Но встретить Василия Федоровича больше не довелось. Он умер в госпитале в румынском городе Сибиу 26 апреля 1945 года…
Мы продолжали воевать. После ранения Симбуховского полком стал командовать его заместитель по строевой части Николай Андреевич Клименко, до войны работавший секретарем Омского обкома партии.
В конце декабря 1944 года наступлением двух Украинских фронтов закончилось окружение будапештской группировки врага и освобождение почти всей территории Венгрии к востоку от Дуная. Впереди была Чехословакия.
Из письма домой 28 декабря 1944 года:
«…Коротенько о себе. Воюю. С боями прошли всю Венгрию с юга на север. И теперь наконец уже за ее пределами, на территории дружественной Чехословакии. Честное слово, ну разве думал я, что придется стать таким «заграничным путешественником»? Польша, Румыния, Венгрия, Чехословакия… Радостно, что бьем проклятых фашистов, бьем крепко, приближая день нашей победы. Но тяжело находиться так далеко от Родины. Ведь уже более полугода от окружающего населения мы не слышим ни одного русского слова. А еще больше не хочется умереть здесь и быть похороненным далеко-далеко, не в своей родной земле. Да что я, ей-богу! Простите. Конечно, о смерти я не думаю…»
Наступил Новый год. 1945-й. Сохранилось и еще одно мое письмо того времени, отправленное родным:
«…Сейчас смотрю на маленькую фотокарточку, которую вы мне прислали в новогоднем письме, и мысленно уношусь из нашей боевой обстановки к вам, в далекую Тайнинку, ищу свое возможное место среди близких и дорогих лиц на фотографии. Вспомнились детство, юность. Каким я был тогда беззаботным и как безрассудно расходовал то, чего не вижу уже пятый год!
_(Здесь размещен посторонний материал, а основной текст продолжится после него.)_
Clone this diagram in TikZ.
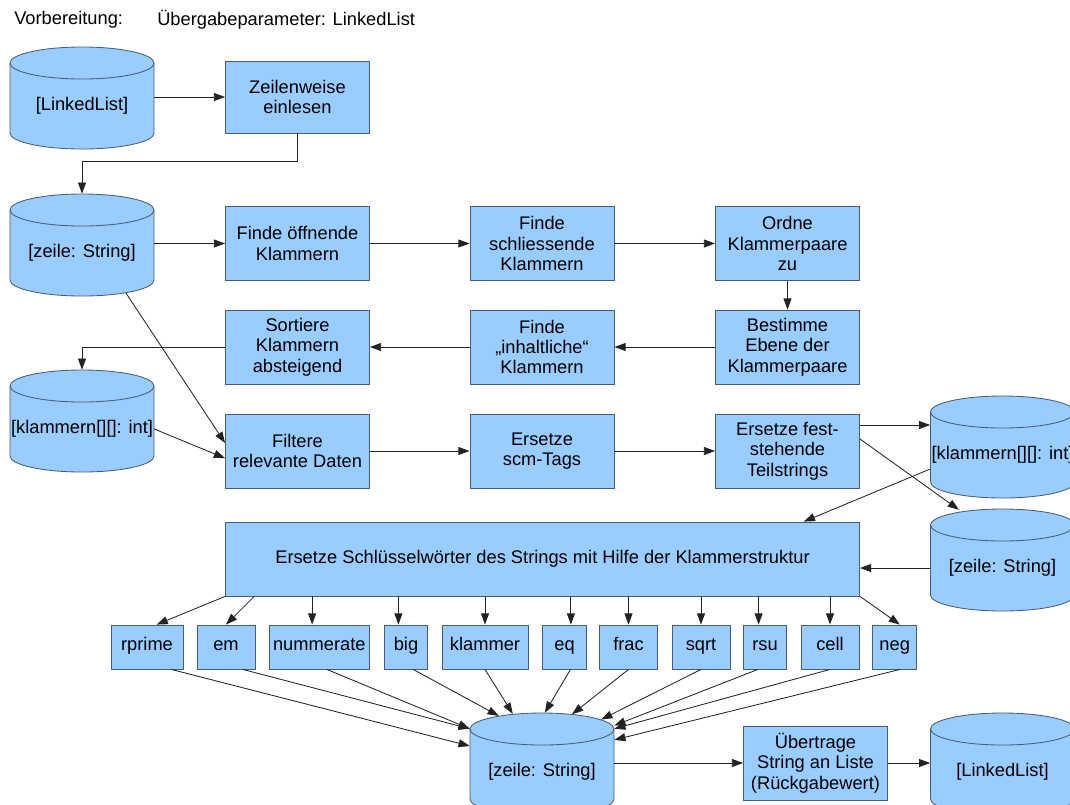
\documentclass[tikz,border=0pt]{standalone}
\usepackage{fontspec}
\setmainfont{Liberation Sans}
\usetikzlibrary{arrows.meta}
\definecolor{hellblau}{RGB}{153,204,255}
\definecolor{rand}{RGB}{72,92,118}
\definecolor{linie}{RGB}{35,35,35}
\newcommand{\tonne}[4]{%
\filldraw[tonnenrand] ({#2-72},{#3+43}) -- ({#2-72},{#3-27}) arc[start angle=180,end angle=360,x radius=1.8cm,y radius=0.4cm] -- ({#2+72},{#3+43}) arc[start angle=0,end angle=180,x radius=1.8cm,y radius=0.4cm] -- cycle;
\draw[tonnenrand] ({#2-72},{#3+43}) arc[start angle=180,end angle=360,x radius=1.8cm,y radius=0.4cm];
\node[tonne] (#1) at (#2,#3) {#4};}

\begin{document}
\begin{tikzpicture}[x=0.025cm,y=0.025cm,
  font=\fontsize{13}{14.5}\selectfont,
  schritt/.style={draw=rand,fill=hellblau,line width=0.6pt,align=center,inner sep=1pt,minimum width=3.6cm,minimum height=1.85cm},
  wort/.style={draw=rand,fill=hellblau,line width=0.6pt,inner sep=1pt,minimum height=1.1cm,text height=0.72em,text depth=0.21em},
  tonne/.style={inner sep=0pt,minimum width=3.6cm,minimum height=2.15cm},
  tonnenrand/.style={draw=rand,fill=hellblau,line width=0.6pt},
  pfeil/.style={draw=linie,line width=0.6pt,-{Triangle[length=0.28cm,width=0.2cm]}}]
\useasboundingbox (0,0) rectangle (1070,-804);
\node[anchor=west,inner sep=0pt] (vorb) at (14,-20) {Vorbereitung:};
\node[anchor=west,inner sep=0pt] (param) at (157,-20) {Übergabeparameter: LinkedList};

\tonne{liste}{82}{-106}{[LinkedList]}
\tonne{zeile}{82}{-253}{[zeile: String]}
\tonne{klammern}{82}{-429}{[klammern[][]: int]}
\tonne{klammernB}{1002.5}{-455}{[klammern[][]: int]}
\tonne{zeileB}{1002.5}{-568}{[zeile: String]}
\tonne{zeileC}{542}{-772}{[zeile: String]}
\tonne{listeB}{1002.5}{-772}{[LinkedList]}

\node[schritt,minimum height=1.8cm] (einlesen) at (297.5,-97) {Zeilenweise\\einlesen};
\node[schritt] (oeffnend) at (297.5,-243.5) {Finde öffnende\\Klammern};
\node[schritt] (schliessend) at (542,-243.5) {Finde\\schliessende\\Klammern};
\node[schritt] (ordne) at (787.5,-243.5) {Ordne\\Klammerpaare\\zu};
\node[schritt] (ebene) at (787.5,-347) {Bestimme\\Ebene der\\Klammerpaare};
\node[schritt] (inhalt) at (542,-347) {Finde\\„inhaltliche“\\Klammern};
\node[schritt] (sortiere) at (297.5,-347) {Sortiere\\Klammern\\absteigend};
\node[schritt] (filtere) at (297.5,-451) {Filtere\\relevante Daten};
\node[schritt] (scm) at (542,-451) {Ersetze\\scm-Tags};
\node[schritt] (fest) at (787.5,-451) {Ersetze fest-\\stehende\\Teilstrings};
\node[schritt,minimum width=15.85cm] (ersetze) at (542.5,-559) {Ersetze Schlüsselwörter des Strings mit Hilfe der Klammerstruktur};
\foreach \n/\x/\w in {rprime/147/1.8,em/226/1.45,nummerate/319.3/2.51,big/406/1.09,klammer/485/2.15,eq/564.5/1.09,frac/628.5/1.45,sqrt/701/1.45,rsu/765/1.09,cell/830/1.45,neg/894.7/1.09}
  \node[wort,minimum width=\w cm] (\n) at (\x,-647) {\n};
\node[schritt] (uebertrage) at (815.5,-763) {Übertrage\\String an Liste\\(Rückgabewert)};

\draw[pfeil] (liste.east |- einlesen.west) -- (einlesen.west);
\draw[pfeil] (einlesen.south) -- ++(0,-28) -| ([yshift=0.4cm]zeile.north);
\draw[pfeil] (zeile.east |- oeffnend.west) -- (oeffnend.west);
\draw[pfeil] (oeffnend) -- (schliessend);
\draw[pfeil] (schliessend) -- (ordne);
\draw[pfeil] (ordne) -- (ebene);
\draw[pfeil] (ebene) -- (inhalt);
\draw[pfeil] (inhalt) -- (sortiere);
\draw[pfeil] (sortiere.west) -| ([yshift=0.4cm]klammern.north);
\draw[pfeil] ([xshift=1.1cm,yshift=0.08cm]zeile.south) -- ([yshift=0.2cm]filtere.west);
\draw[pfeil] (klammern.east) -- ([yshift=-0.18cm]filtere.west);
\draw[pfeil] (filtere) -- (scm);
\draw[pfeil] (scm) -- (fest);
\draw[pfeil] ([yshift=0.65cm]fest.east) -- ([yshift=0.65cm]fest.east -| klammernB.west);
\draw[pfeil] ([yshift=0.3cm]fest.east) -- ([xshift=-1.09cm,yshift=0.375cm]zeileB.north);
\draw[pfeil] ([yshift=-0.35cm]klammernB.west) -- ([xshift=6.53cm]ersetze.north);
\draw[pfeil] (zeileB.west) -- (ersetze.east |- zeileB.west);

\draw[pfeil] (ersetze.south west) -- ([xshift=0.24cm]rprime.north);
\draw[pfeil] ([xshift=0.73cm]ersetze.south west) -- (em.north);
\foreach \n/\s in {nummerate/-0.18,big/-0.19,klammer/0,eq/0.16,frac/0,sqrt/0,rsu/-0.16,cell/0}
  \draw[pfeil] ([xshift=\s cm]\n.north |- ersetze.south) -- ([xshift=\s cm]\n.north);
\draw[pfeil] (ersetze.south east) -- ([xshift=0.13cm]neg.north);

\draw[pfeil] ([xshift=0.61cm]rprime.south) -- ([yshift=0.65cm]zeileC.west);
\draw[pfeil] ([xshift=0.42cm]em.south) -- (zeileC.north west);
\draw[pfeil] ([xshift=0.19cm]nummerate.south) -- (zeileC.north west);
\draw[pfeil] ([xshift=0.18cm]big.south) -- ([xshift=-1.08cm,yshift=0.32cm]zeileC.north);
\draw[pfeil] (klammer.south) -- ([xshift=-0.73cm,yshift=0.37cm]zeileC.north);
\draw[pfeil] ([xshift=0.15cm]eq.south) -- ([xshift=0.07cm,yshift=0.4cm]zeileC.north);
\draw[pfeil] (frac.south) -- ([xshift=0.75cm,yshift=0.36cm]zeileC.north);
\draw[pfeil] (sqrt.south) -- ([xshift=1.48cm,yshift=0.23cm]zeileC.north);
\draw[pfeil] ([xshift=-0.18cm]rsu.south) -- ([yshift=0.08cm]zeileC.north east);
\draw[pfeil] (cell.south) -- (zeileC.north east);
\draw[pfeil] ([xshift=0.13cm]neg.south) -- ([yshift=-0.28cm]zeileC.north east);

\draw[pfeil] (zeileC.east |- uebertrage.west) -- (uebertrage.west);
\draw[pfeil] (uebertrage.east) -- (listeB.west |- uebertrage.east);
\end{tikzpicture}
\end{document}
Вам, наверное, интересно узнать, как я встретил Новый год. Полк вел наступление, карабкаясь по горам, преследуя и обходя отступающих немцев. За несколько часов до Нового года мы заняли небольшой населенный пункт в горах, но, так как попали под непрерывный обстрел вражеских батарей, не решились остаться в нем. Новый год справляли в лесу, от противника в километре, у костров.
Разведчики наши раздобыли немного местного виноградного вина, и вскоре ведро с ним зашипело на углях от налипшего на дно снега. Приближалась полночь. Командир полка, прижав к уху телефонную трубку, стоя по колено в снегу, отдавал распоряжения артиллеристам: «По 10 штук на ствол и по моей команде — залпами по противнику!» А сам улыбается. И мы поняли, что это не отбитие контратаки, а новогодний «салют».
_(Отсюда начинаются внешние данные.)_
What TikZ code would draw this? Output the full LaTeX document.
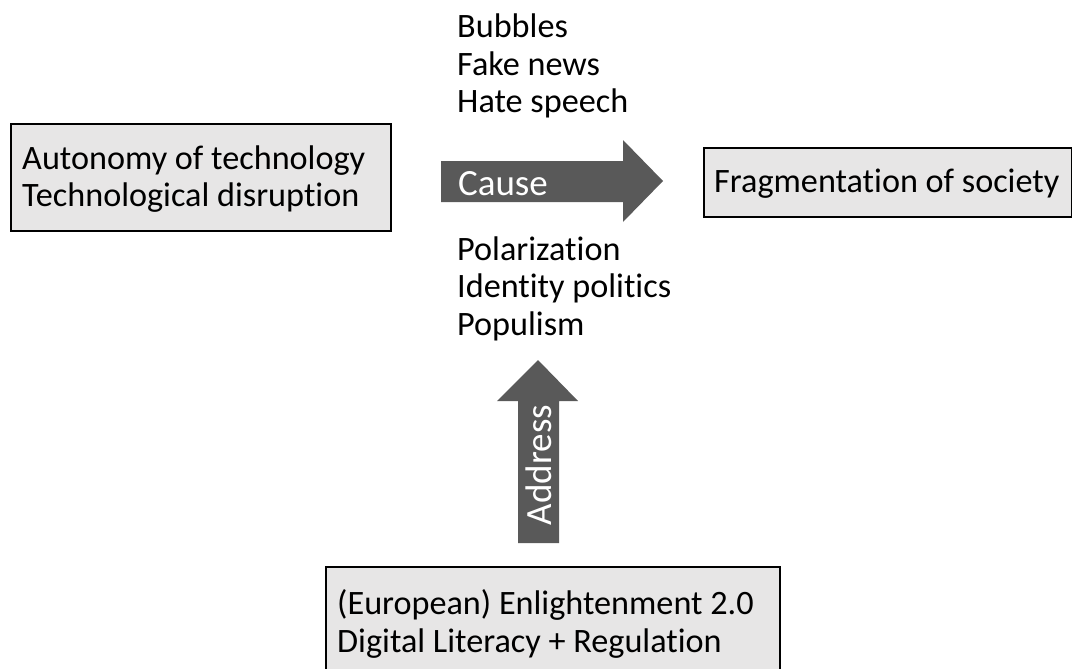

Без трех минут полночь. Командир полка снова взялся за трубку телефона. Я стоял рядом, внимательно следил за часовыми стрелками. Часы были проверены по радио, и поэтому наш салют должен был совпасть с заветной минутой рождения нового, 1945 года по нашему, московскому времени. Остается 15 секунд… Наконец — полночь! Новый год!
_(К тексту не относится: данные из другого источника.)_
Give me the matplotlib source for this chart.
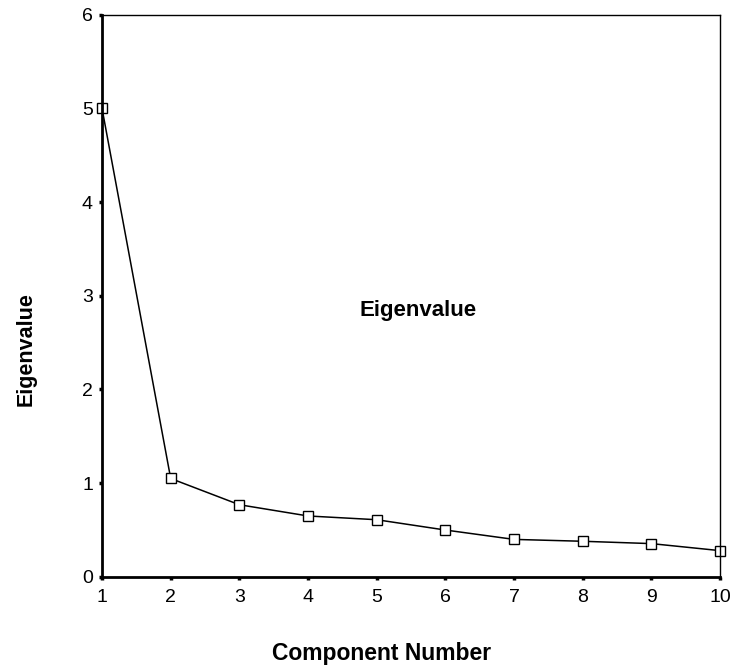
import matplotlib
matplotlib.use("Agg")
from matplotlib import pyplot as plt

plt.rcParams['font.family'] = ['Liberation Sans', 'DejaVu Sans']

components = [1, 2, 3, 4, 5, 6, 7, 8, 9, 10]
eigenvalues = [5.0, 1.05, 0.77, 0.65, 0.61, 0.50, 0.40, 0.38, 0.355, 0.28]
y_ticks = [0, 1, 2, 3, 4, 5, 6]

fig = plt.figure(figsize=(7.34, 6.7), dpi=100)
ax = fig.add_axes([0.139, 0.139, 0.842, 0.839])

ax.plot(components, eigenvalues, color='black', linewidth=1.1,
        marker='s', markersize=7.8, markerfacecolor='white',
        markeredgecolor='black', markeredgewidth=1.0, clip_on=False)

ax.set_xlim(1, 10)
ax.set_ylim(0, 6)
ax.set_xticks(components)
ax.set_yticks(y_ticks)
ax.tick_params(direction='out', length=2.5, width=2.5, labelsize=14)
ax.tick_params(axis='x', pad=6)
ax.tick_params(axis='y', pad=4)

ax.spines['left'].set_linewidth(2)
ax.spines['bottom'].set_linewidth(2)
ax.spines['top'].set_linewidth(1)
ax.spines['right'].set_linewidth(1)

ax.text(5.6, 2.84, 'Eigenvalue', fontsize=16, fontweight='bold',
        ha='center', va='center')

fig.text(0.035, 0.479, 'Eigenvalue', fontsize=15.5, fontweight='bold',
         rotation=90, ha='center', va='center')
fig.text(0.52, 0.024, 'Component Number', fontsize=16.5, fontweight='bold',
         ha='center', va='center')

fig.savefig('out.png', dpi=100)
Я опускаю руку, и командир полка произносит в трубку короткое: «Огонь!» И сейчас же воздух сотрясается от залпа наших батарей. Звенят алюминиевые походные кружки. Командир полка произносит тост: «За нашу победу! За Родину! За дорогого Сталина! За скорое возвращение к дорогим и близким!»
В конце января вся наша группа была выведена из боев. Позиции мы сдали стрелковым частям. В короткий срок восстановив понесенные потери за счет пополнения, полк должен был быть приведен в полную боевую готовность.
Ни для кого не было секретом, что наше дальнейшее продвижение на запад потребует форсирования нескольких рек. Географию-то за годы войны все изучили неплохо, по картам ориентировались. Причем форсировать предстояло не какие-то там речушки, а полноводные реки — Грон, Нитру, Ваг, Мораву… Это все по дороге к городам Брно, Праге.
Формировка полка закончилась в двадцатых числах марта…
В конце марта был начат прорыв обороны противника на реке Грон, а нашей гвардейской конно-механизированной группе по особому сигналу предстояло войти в прорыв. Грон был форсирован, были захвачены плацдармы, наведены наплавные мосты, для нас, конницы, найдено несколько бродов.
Форсированы были Нитра, Ваг и Морава. На подступах к городу Брно гитлеровцы оказывали упорное сопротивление. Шли кровопролитные бои за каждую высотку, за каждый дом. Противник, чувствуя реальную угрозу потери Брно, бросал в бой все новые и новые резервы, вплоть до подразделений СС, оснащенных десятками танков и бронетранспортеров.